Huffington Post UK | By Michael Rundle
The online ‘super-weapon’ known as Flame was able to control Bluetooth chips on infected computers, enabling it to track nearby devices – and potentially locate high-priority targets, according to a security firm.
Flame has been described as the most malicious online attack ever discovered.
On Friday it was announced that Flame is the first Windows-based malware to ever use Bluetooth, according to the security firm Symantec who announced its discovery on Monday.
Symantec say the exact use of Flame’s Bluetooth component remains a mystery, but said three theories had emerged.
The first could see the controller of the virus “mapping infected users’ social and professional circles” by cataloguing the other Bluetooth-enabled devices encountered nearby.
Through this the attacker could build a map of the targets friends and professional contacts.
In the second scenario, the user could “Identify the physical locations of infected users to determine their proximity to high-priority targets” said Symatec – adding that those could be other individuals or computing systems.
The attacker could also use Bluetooth as a way to map a physical location, determining exactly where the infected computer is and who is nearby.
Bluetooth monitoring devices then could be placed in airports, train stations, or any other hub, and “listen” for an infected or known device – making tracking much easier.
Third, it is possible Flame could “target other Bluetooth devices within range to steal information off them, use them to eavesdrop or leverage their data connections to exfiltrate already-stolen data”.
In a detailed blog post on its website, Symantec Security Response said the Bluetooth element of Flame was further proof it was an “exceptional” attack.
Countries with developed infrastructure – including the UK – are thought to be most vulnerable to the weapon which has reportedly hit more than 600 specific targets.
Others known to have been affected include Sudan, Syria, Lebanon and Saudi Arabia.
Symantec told the Huffington Post that only a government could be responsible for the attack, but exactly who is behind it remains unknown.
Orla Cox, senior manager at Symantec Security Response, told the Huffington Postthat the level of professionalism involved in the attack was unprecedented.
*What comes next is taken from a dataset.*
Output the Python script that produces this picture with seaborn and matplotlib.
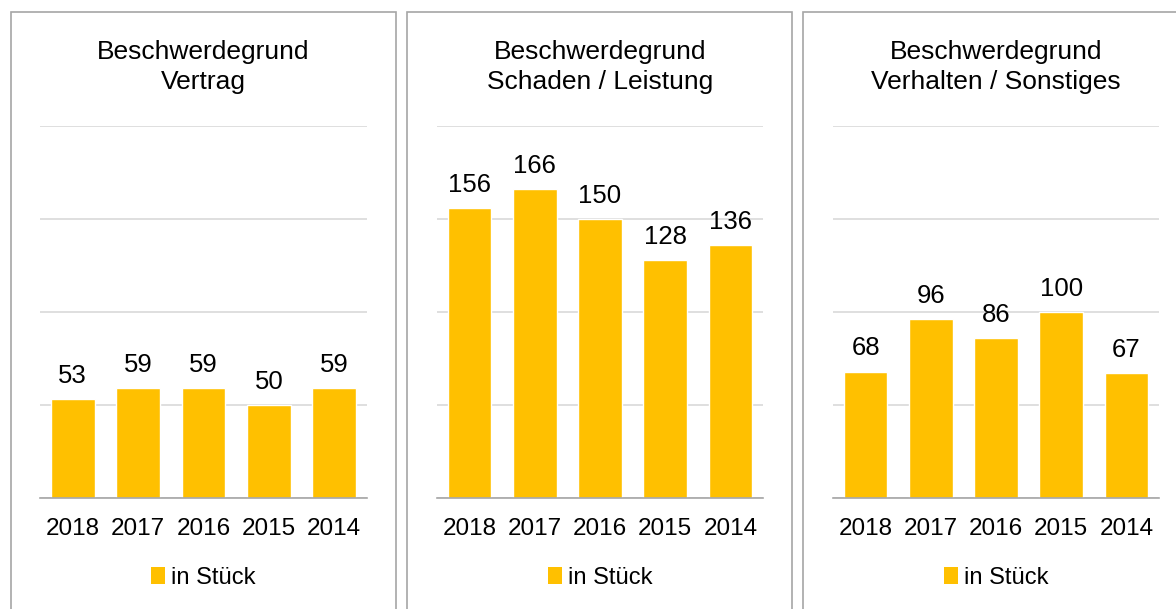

“I think it would hard to say that anyone other than a nation state would be behind it,” Cox said. “You’re looking at a well organised well funded group.”
On Friday it was reported President Obama had secretly ordered a wave of “increasingly sophisticated attacks” against Iran and its nuclear program, according to reports.
The New York Times said that Obama accelerated the attacks against Iran’s nuclear facilities, adding that the program was code-named ‘Olympic Games’.
There is currently no link between Flame and any specific government, group or agency.